All due respect to Mincy, but the fourth-year junior trails Louisville's Taylor and Gibbs on the patience leaderboard. Both could only watch as the Cardinals upset Baylor and made their run to the championship game a season ago. In the case of Gibbs, it was the second season in a row and the third in four tries that she sat out. Sunday, Gibbs hit five 3-pointers, matching her season high, for a team that hit 12 3-pointers in all and blew the game open in the first half on long distance shots. Taylor finished with seven points, 10 rebounds and three assists and, as usual, was arguably the most important single cog in defensive pressure that held LSU players other than Ballard to four field goals.

Louisville is a much better 3-point shooting team this season than it was a season ago. It is also a better defensive team. Again, we're not talking about coincidences here.

"It's been nothing but positive," Louisville's Sara Hammond said of their dual returns this season. "Asia is just an athletic mismatch for post players. She's developed a jump shot now, so people have to respect her jump shot. And she's so quick and athletic that she can take you off the bounce. And she rebounds like no other. Then you have Tia Gibbs, who steps up today and knocks down 3s to provide more of a threat from the outside -- it's not just Shoni and [Antonita Slaughter] this year.

"They've provided positive things for our team and they've stepped up and been leaders."

Thomas and Schimmel weren't the only players to put up points Sunday afternoon. Tennessee's Meighan Simmons finished with 31 points in her final college game, and LSU's Danielle Ballard had 24 points in an effort that cemented the sophomore as a player to watch next season. Simmons wasn't nearly as influential as Thomas on the day. Ballard had a stronger case for top individual honors in the second game. But both of their performances clearly lacked something both victorious stars had. Help.

Everything that makes Schimmel so marvelous was on display against LSU, right down to one of the loudest roars of the night when she drove toward the middle of the lane in transition and pulled off a behind-the-back pass that her sister Jude not only caught but finished around LSU post Theresa Plaisance. This is her stage, as it was when she hit clutch 3-pointers to upset second-seeded Xavier as a freshman and as it was on that memorable night in Oklahoma City last year.

She just picks her spots now -- most of the time, at least. She is efficient.

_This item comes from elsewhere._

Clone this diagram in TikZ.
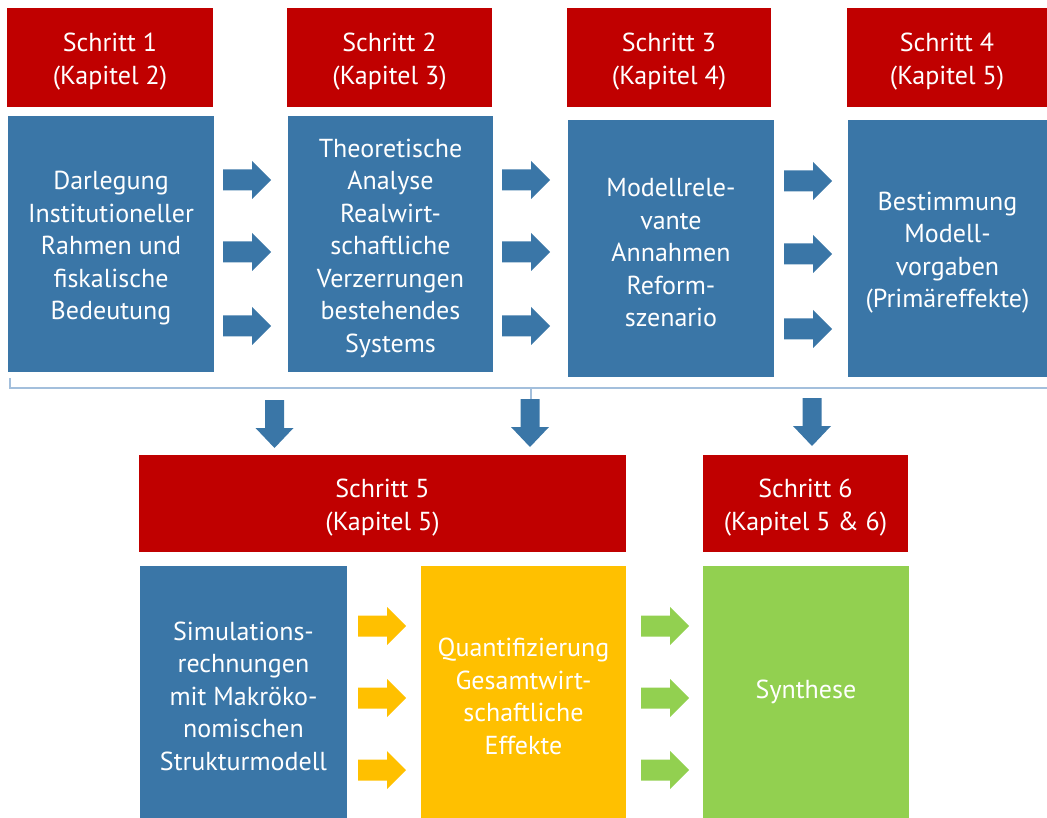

"I think as she's gone and gotten older and more mature, she's letting the game come to her more," Walz said. "I was really impressed. She goes 6-of-13 from the field, and they were doing a really nice job of trying to face-guard her, trying to frustrate her, and she didn't force things. She let the game come to her."

And if the moment is right when it comes to her, she takes it to the other team. Just as Thomas did when the moment called for it in the second half Sunday.

"I think the most special thing about Alyssa, when you talk about everything that's been written and everything that we've seen, is just her ability to -- the higher the stakes, she elevates her game," Maryland coach Brenda Frese said. "I think the thing that separates her is her ability to elevate everybody else on our team around her."

Two of the season's defining players square off with everything on the line Tuesday (ESPN, 7 p.m. ET), a second Final Four for Schimmel or a first for Thomas. It is a game about them. They have earned as much.

Even if it's the one who gets the most help who moves on.